▸ **Given data**

※ ※ ※

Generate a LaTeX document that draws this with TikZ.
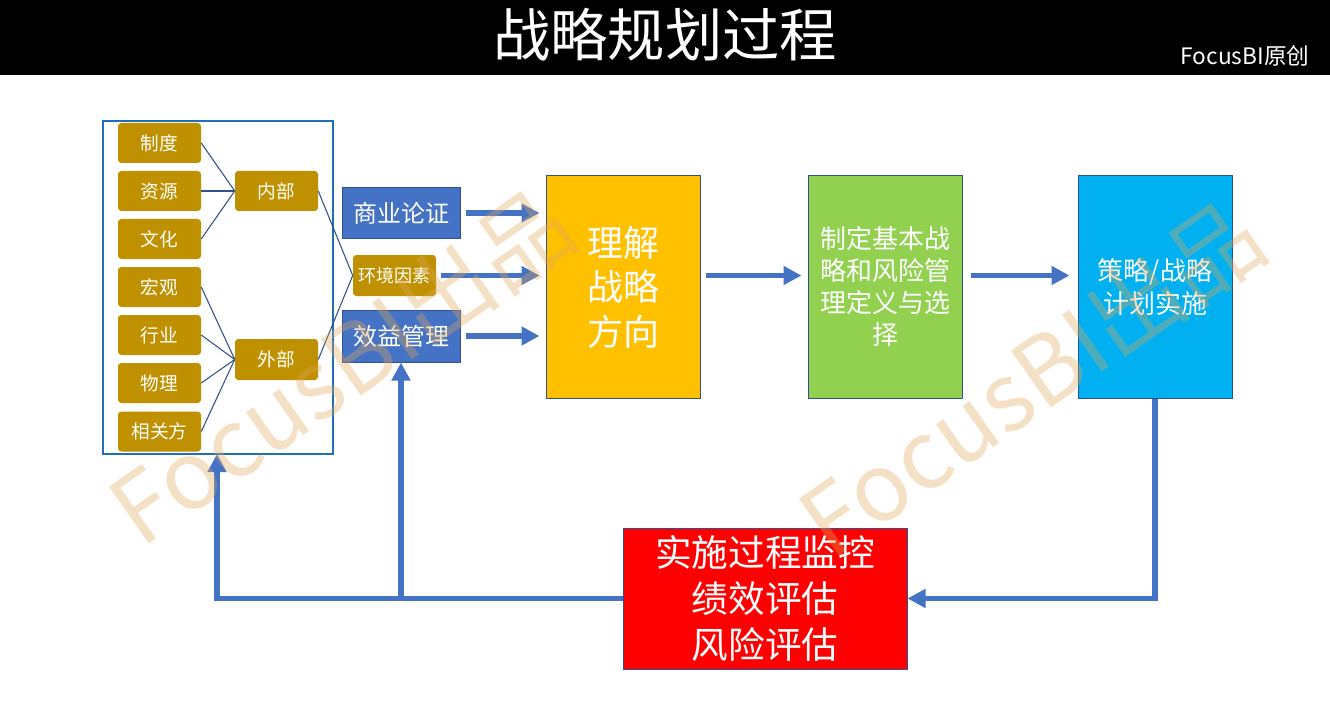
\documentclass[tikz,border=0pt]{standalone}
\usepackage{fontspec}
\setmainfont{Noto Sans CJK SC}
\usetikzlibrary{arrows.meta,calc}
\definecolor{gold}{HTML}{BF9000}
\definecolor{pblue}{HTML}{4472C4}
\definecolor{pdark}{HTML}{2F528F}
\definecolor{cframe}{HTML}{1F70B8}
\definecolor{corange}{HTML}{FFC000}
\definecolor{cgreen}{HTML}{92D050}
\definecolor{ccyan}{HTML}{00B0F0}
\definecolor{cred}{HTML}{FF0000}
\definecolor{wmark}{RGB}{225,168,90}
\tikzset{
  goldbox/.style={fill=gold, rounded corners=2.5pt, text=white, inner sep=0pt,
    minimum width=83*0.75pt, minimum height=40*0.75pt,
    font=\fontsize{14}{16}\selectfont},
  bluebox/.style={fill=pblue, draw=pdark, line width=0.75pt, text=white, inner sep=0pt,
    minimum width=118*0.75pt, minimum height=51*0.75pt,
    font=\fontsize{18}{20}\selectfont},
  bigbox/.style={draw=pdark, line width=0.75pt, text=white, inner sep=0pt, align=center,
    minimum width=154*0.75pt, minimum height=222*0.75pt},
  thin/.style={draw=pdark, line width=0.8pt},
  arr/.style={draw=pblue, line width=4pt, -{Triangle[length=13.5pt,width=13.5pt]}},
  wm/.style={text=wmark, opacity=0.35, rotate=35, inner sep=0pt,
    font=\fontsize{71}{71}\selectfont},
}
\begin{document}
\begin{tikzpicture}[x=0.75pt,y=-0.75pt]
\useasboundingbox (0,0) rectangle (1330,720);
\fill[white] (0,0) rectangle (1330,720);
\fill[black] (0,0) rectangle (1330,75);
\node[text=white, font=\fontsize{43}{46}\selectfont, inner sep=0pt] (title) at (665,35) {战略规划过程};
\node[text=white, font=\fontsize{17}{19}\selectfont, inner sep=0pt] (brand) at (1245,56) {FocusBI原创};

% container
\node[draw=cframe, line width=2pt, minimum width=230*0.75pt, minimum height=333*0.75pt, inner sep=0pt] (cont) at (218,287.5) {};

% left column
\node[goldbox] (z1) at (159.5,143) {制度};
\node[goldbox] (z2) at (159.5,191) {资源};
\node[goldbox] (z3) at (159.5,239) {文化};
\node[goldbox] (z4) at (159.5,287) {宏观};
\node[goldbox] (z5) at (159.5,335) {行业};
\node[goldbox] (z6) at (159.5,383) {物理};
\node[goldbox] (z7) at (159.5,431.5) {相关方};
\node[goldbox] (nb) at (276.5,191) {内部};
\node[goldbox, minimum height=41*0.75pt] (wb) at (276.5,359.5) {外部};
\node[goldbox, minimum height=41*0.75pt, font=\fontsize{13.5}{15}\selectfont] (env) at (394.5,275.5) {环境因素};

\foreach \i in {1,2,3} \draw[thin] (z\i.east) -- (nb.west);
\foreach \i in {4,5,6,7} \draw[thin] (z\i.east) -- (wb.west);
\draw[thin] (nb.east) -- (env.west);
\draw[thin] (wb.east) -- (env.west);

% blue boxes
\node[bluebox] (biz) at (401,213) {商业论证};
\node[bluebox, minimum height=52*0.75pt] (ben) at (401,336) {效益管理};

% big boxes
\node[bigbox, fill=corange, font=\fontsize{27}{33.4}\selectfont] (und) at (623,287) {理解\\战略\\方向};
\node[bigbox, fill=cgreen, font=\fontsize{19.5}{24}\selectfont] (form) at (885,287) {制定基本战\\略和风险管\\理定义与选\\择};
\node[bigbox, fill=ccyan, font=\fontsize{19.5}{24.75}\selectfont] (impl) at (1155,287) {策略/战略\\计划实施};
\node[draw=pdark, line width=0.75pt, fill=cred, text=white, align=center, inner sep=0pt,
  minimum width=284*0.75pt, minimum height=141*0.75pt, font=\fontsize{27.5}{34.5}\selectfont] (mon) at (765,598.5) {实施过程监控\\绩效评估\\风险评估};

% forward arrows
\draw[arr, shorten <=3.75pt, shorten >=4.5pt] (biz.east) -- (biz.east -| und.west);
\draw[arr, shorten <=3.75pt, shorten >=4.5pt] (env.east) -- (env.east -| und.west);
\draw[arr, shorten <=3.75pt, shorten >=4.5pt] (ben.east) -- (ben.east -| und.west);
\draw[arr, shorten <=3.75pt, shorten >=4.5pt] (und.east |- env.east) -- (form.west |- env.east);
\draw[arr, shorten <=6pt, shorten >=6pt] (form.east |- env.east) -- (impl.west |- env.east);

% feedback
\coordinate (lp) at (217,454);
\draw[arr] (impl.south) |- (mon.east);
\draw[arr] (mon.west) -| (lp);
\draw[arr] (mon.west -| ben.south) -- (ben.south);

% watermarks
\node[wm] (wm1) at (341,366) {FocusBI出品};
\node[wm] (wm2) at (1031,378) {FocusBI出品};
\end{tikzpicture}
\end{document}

※ ※ ※

▸ **Directions for this task**
Each line of the data should be quoted exactly, with pictures left out.

▸ **Output for this task**
Generate a LaTeX document that draws this with TikZ.
\documentclass[tikz,border=0pt]{standalone}
\usepackage{fontspec}
\setmainfont{Noto Sans CJK SC}
\usetikzlibrary{arrows.meta,calc}
\definecolor{gold}{HTML}{BF9000}
\definecolor{pblue}{HTML}{4472C4}
\definecolor{pdark}{HTML}{2F528F}
\definecolor{cframe}{HTML}{1F70B8}
\definecolor{corange}{HTML}{FFC000}
\definecolor{cgreen}{HTML}{92D050}
\definecolor{ccyan}{HTML}{00B0F0}
\definecolor{cred}{HTML}{FF0000}
\definecolor{wmark}{RGB}{225,168,90}
\tikzset{
  goldbox/.style={fill=gold, rounded corners=2.5pt, text=white, inner sep=0pt,
    minimum width=83*0.75pt, minimum height=40*0.75pt,
    font=\fontsize{14}{16}\selectfont},
  bluebox/.style={fill=pblue, draw=pdark, line width=0.75pt, text=white, inner sep=0pt,
    minimum width=118*0.75pt, minimum height=51*0.75pt,
    font=\fontsize{18}{20}\selectfont},
  bigbox/.style={draw=pdark, line width=0.75pt, text=white, inner sep=0pt, align=center,
    minimum width=154*0.75pt, minimum height=222*0.75pt},
  thin/.style={draw=pdark, line width=0.8pt},
  arr/.style={draw=pblue, line width=4pt, -{Triangle[length=13.5pt,width=13.5pt]}},
  wm/.style={text=wmark, opacity=0.35, rotate=35, inner sep=0pt,
    font=\fontsize{71}{71}\selectfont},
}
\begin{document}
\begin{tikzpicture}[x=0.75pt,y=-0.75pt]
\useasboundingbox (0,0) rectangle (1330,720);
\fill[white] (0,0) rectangle (1330,720);
\fill[black] (0,0) rectangle (1330,75);
\node[text=white, font=\fontsize{43}{46}\selectfont, inner sep=0pt] (title) at (665,35) {战略规划过程};
\node[text=white, font=\fontsize{17}{19}\selectfont, inner sep=0pt] (brand) at (1245,56) {FocusBI原创};

% container
\node[draw=cframe, line width=2pt, minimum width=230*0.75pt, minimum height=333*0.75pt, inner sep=0pt] (cont) at (218,287.5) {};

% left column
\node[goldbox] (z1) at (159.5,143) {制度};
\node[goldbox] (z2) at (159.5,191) {资源};
\node[goldbox] (z3) at (159.5,239) {文化};
\node[goldbox] (z4) at (159.5,287) {宏观};
\node[goldbox] (z5) at (159.5,335) {行业};
\node[goldbox] (z6) at (159.5,383) {物理};
\node[goldbox] (z7) at (159.5,431.5) {相关方};
\node[goldbox] (nb) at (276.5,191) {内部};
\node[goldbox, minimum height=41*0.75pt] (wb) at (276.5,359.5) {外部};
\node[goldbox, minimum height=41*0.75pt, font=\fontsize{13.5}{15}\selectfont] (env) at (394.5,275.5) {环境因素};

\foreach \i in {1,2,3} \draw[thin] (z\i.east) -- (nb.west);
\foreach \i in {4,5,6,7} \draw[thin] (z\i.east) -- (wb.west);
\draw[thin] (nb.east) -- (env.west);
\draw[thin] (wb.east) -- (env.west);

% blue boxes
\node[bluebox] (biz) at (401,213) {商业论证};
\node[bluebox, minimum height=52*0.75pt] (ben) at (401,336) {效益管理};

% big boxes
\node[bigbox, fill=corange, font=\fontsize{27}{33.4}\selectfont] (und) at (623,287) {理解\\战略\\方向};
\node[bigbox, fill=cgreen, font=\fontsize{19.5}{24}\selectfont] (form) at (885,287) {制定基本战\\略和风险管\\理定义与选\\择};
\node[bigbox, fill=ccyan, font=\fontsize{19.5}{24.75}\selectfont] (impl) at (1155,287) {策略/战略\\计划实施};
\node[draw=pdark, line width=0.75pt, fill=cred, text=white, align=center, inner sep=0pt,
  minimum width=284*0.75pt, minimum height=141*0.75pt, font=\fontsize{27.5}{34.5}\selectfont] (mon) at (765,598.5) {实施过程监控\\绩效评估\\风险评估};

% forward arrows
\draw[arr, shorten <=3.75pt, shorten >=4.5pt] (biz.east) -- (biz.east -| und.west);
\draw[arr, shorten <=3.75pt, shorten >=4.5pt] (env.east) -- (env.east -| und.west);
\draw[arr, shorten <=3.75pt, shorten >=4.5pt] (ben.east) -- (ben.east -| und.west);
\draw[arr, shorten <=3.75pt, shorten >=4.5pt] (und.east |- env.east) -- (form.west |- env.east);
\draw[arr, shorten <=6pt, shorten >=6pt] (form.east |- env.east) -- (impl.west |- env.east);

% feedback
\coordinate (lp) at (217,454);
\draw[arr] (impl.south) |- (mon.east);
\draw[arr] (mon.west) -| (lp);
\draw[arr] (mon.west -| ben.south) -- (ben.south);

% watermarks
\node[wm] (wm1) at (341,366) {FocusBI出品};
\node[wm] (wm2) at (1031,378) {FocusBI出品};
\end{tikzpicture}
\end{document}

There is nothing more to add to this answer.